Can someone please tell J.C. Chandor to slow it down a bit? His “Kraven The Hunter” hasn’t even been released yet, and he’s already talking about making a sequel (via Newsweek).
Of course, Chandor does say that it’ll all depend on if ‘Kraven’ is a hit at the box office, but there have already been a few red flags indicating that it might not be. Regardless, Chandor already knows the title of the sequel, and he’s clearly been talking about it with his lead Aaron Taylor-Johnson.
"It's essentially this building of a villain," Chandor says. "The final piece in that, for Aaron [Taylor-Johnson] and for me, was in “Kraven's Last Hunt,” which, if this thing works and is a success, that's where we'd have this story end.

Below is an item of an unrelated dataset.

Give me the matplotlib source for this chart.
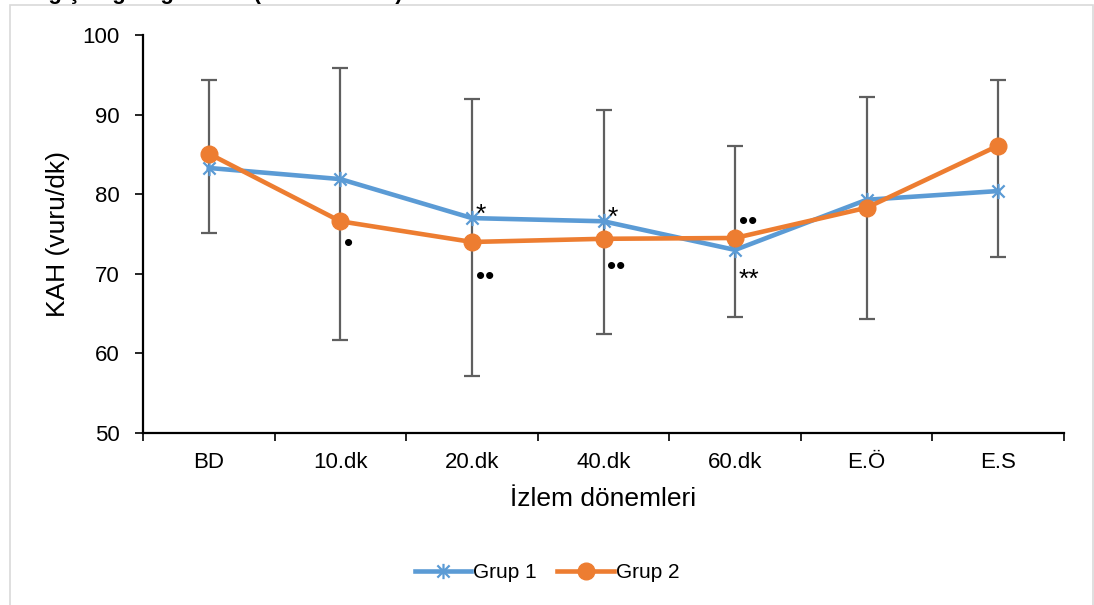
import numpy as np
import matplotlib
matplotlib.use("Agg")
import matplotlib.pyplot as plt
from matplotlib.path import Path
from matplotlib.patches import Rectangle

# ─── data ─────────────────────────────────────────────────────────────────────
periods = ["BD", "10.dk", "20.dk", "40.dk", "60.dk", "E.Ö", "E.S"]
grup1 = [83.3, 81.9, 77.0, 76.6, 73.0, 79.3, 80.4]
grup2 = [85.1, 76.6, 74.0, 74.4, 74.5, 78.3, 86.1]
err_low = [75.1, 61.7, 57.1, 62.5, 64.6, 64.3, 72.1]
err_high = [94.3, 95.8, 92.0, 90.6, 86.0, 92.2, 94.4]

# significance marks: (period index, value, text)
marks_idx = [2, 3, 1, 2, 3, 4, 4]
marks_val = [77.4, 77.0, 73.8, 69.6, 70.8, 76.5, 69.2]
marks_txt = ["*", "*", "•", "••", "••", "••", "**"]

BLUE = "#5b9bd5"
ORANGE = "#ed7d31"
GRAY = "#5f5f5f"

plt.rcParams["font.family"] = ["Liberation Sans", "DejaVu Sans"]

# excel-style star marker: x plus a vertical bar
star = Path([(-1, -1), (1, 1), (-1, 1), (1, -1), (0, -1.25), (0, 1.25)],
            [Path.MOVETO, Path.LINETO, Path.MOVETO, Path.LINETO,
             Path.MOVETO, Path.LINETO])

fig = plt.figure(figsize=(10.94, 6.05), dpi=100)
ax = fig.add_axes([0.1307, 0.2843, 0.8419, 0.6578])

fig.patches.append(Rectangle((10 / 1094, -0.01), 1083 / 1094, 1 - 5 / 605 + 0.01,
                             transform=fig.transFigure, fill=False,
                             edgecolor="#d9d9d9", linewidth=1.2))
# chart title, cut off at the top edge as in the source image
fig.text(20 / 1094, 1.0 + 1.5 / 605, "Değişim grafiği            (ortalama±SS)",
         fontsize=16, fontweight="bold", va="baseline", ha="left")

x = np.arange(len(periods))
lo = np.array(err_low)
hi = np.array(err_high)
ax.errorbar(x, lo, yerr=[np.zeros_like(lo), hi - lo], fmt="none",
            ecolor=GRAY, elinewidth=1.6, capsize=6, capthick=1.6, zorder=2)

ax.plot(x, grup1, color=BLUE, linewidth=3.3, marker=star, markersize=11,
        markeredgewidth=1.6, markeredgecolor=BLUE, zorder=4, label="Grup 1")
ax.plot(x, grup2, color=ORANGE, linewidth=3.3, marker="o", markersize=12,
        markeredgecolor=ORANGE, zorder=5, label="Grup 2")

for i, v, t in zip(marks_idx, marks_val, marks_txt):
    ax.text(x[i] + 0.03, v, t, fontsize=19, ha="left", va="center",
            color="black", zorder=6)

ax.set_xlim(-0.5, len(periods) - 0.5)
ax.set_ylim(50, 100)
ax.set_yticks([50, 60, 70, 80, 90, 100])
ax.set_xticks(np.arange(len(periods) + 1) - 0.5, minor=False)
ax.set_xticklabels([])
ax.set_xticks(x, minor=True)
ax.set_xticklabels(periods, minor=True, fontsize=16)
ax.tick_params(axis="x", which="major", length=6, width=1.2, direction="out")
ax.tick_params(axis="x", which="minor", length=0, pad=14)
ax.tick_params(axis="y", length=6, width=1.2, labelsize=16, pad=11)

for s in ["top", "right"]:
    ax.spines[s].set_visible(False)
for s in ["left", "bottom"]:
    ax.spines[s].set_linewidth(1.6)

ax.set_ylabel("KAH (vuru/dk)", fontsize=19, labelpad=9)
ax.set_xlabel("İzlem dönemleri", fontsize=19, labelpad=10)

leg = ax.legend(loc="center", bbox_to_anchor=(0.5, (605 - 573) / 605),
                bbox_transform=fig.transFigure, ncol=2, frameon=False,
                fontsize=15, handlelength=2.7, columnspacing=1.0,
                handletextpad=0.1)

fig.savefig("out.png", dpi=100)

It's obviously very tragic and sad. The journey getting there is a wild crazy ride with a lot of fun, but the character we're trying to create is one who could realistically, if this film is a success, end with Last Hunt."
‘Kraven’ has still not been screened for most press, and the embargo is currently dated to lift the day before it gets released on December 12. Will this much-mocked R-rated film prove the skeptics wrong? There have been so many delays, not to mention reshoots that reshaped a good chunk of the film that many are just not convinced it’ll turn out to be a good film.
Recently, there’s been a campaign from Sony to try and rub off the toxic buzz that’s infected ‘Kraven.’ For example, last week, the studio released the film’s first 8 minutes online. Then you had Chandor and Taylor-Johnson practically pleading in interviews to “give the film a chance”
‘Kraven’ cost $130M to produce — higher than Sony’s other comic book bombs, “Morbius” and “Madame Web”. The trailer has also been largely mocked online. It doesn’t help that it’s currently tracking at a $20M opening weekend. Suffice to say, things have been looking rather dire.
I hope it all works out for ‘Kraven’ as I’ve been championing Chandor for over a decade now, but he really shouldn’t get involved in comic book movies, his strengths should be fully focused on original storytelling. Chandor’s first four films as a director were all worthy of a watch (“Margin Call,” “A Most Violent Year,” “All is Lost” “Triple Frontier”).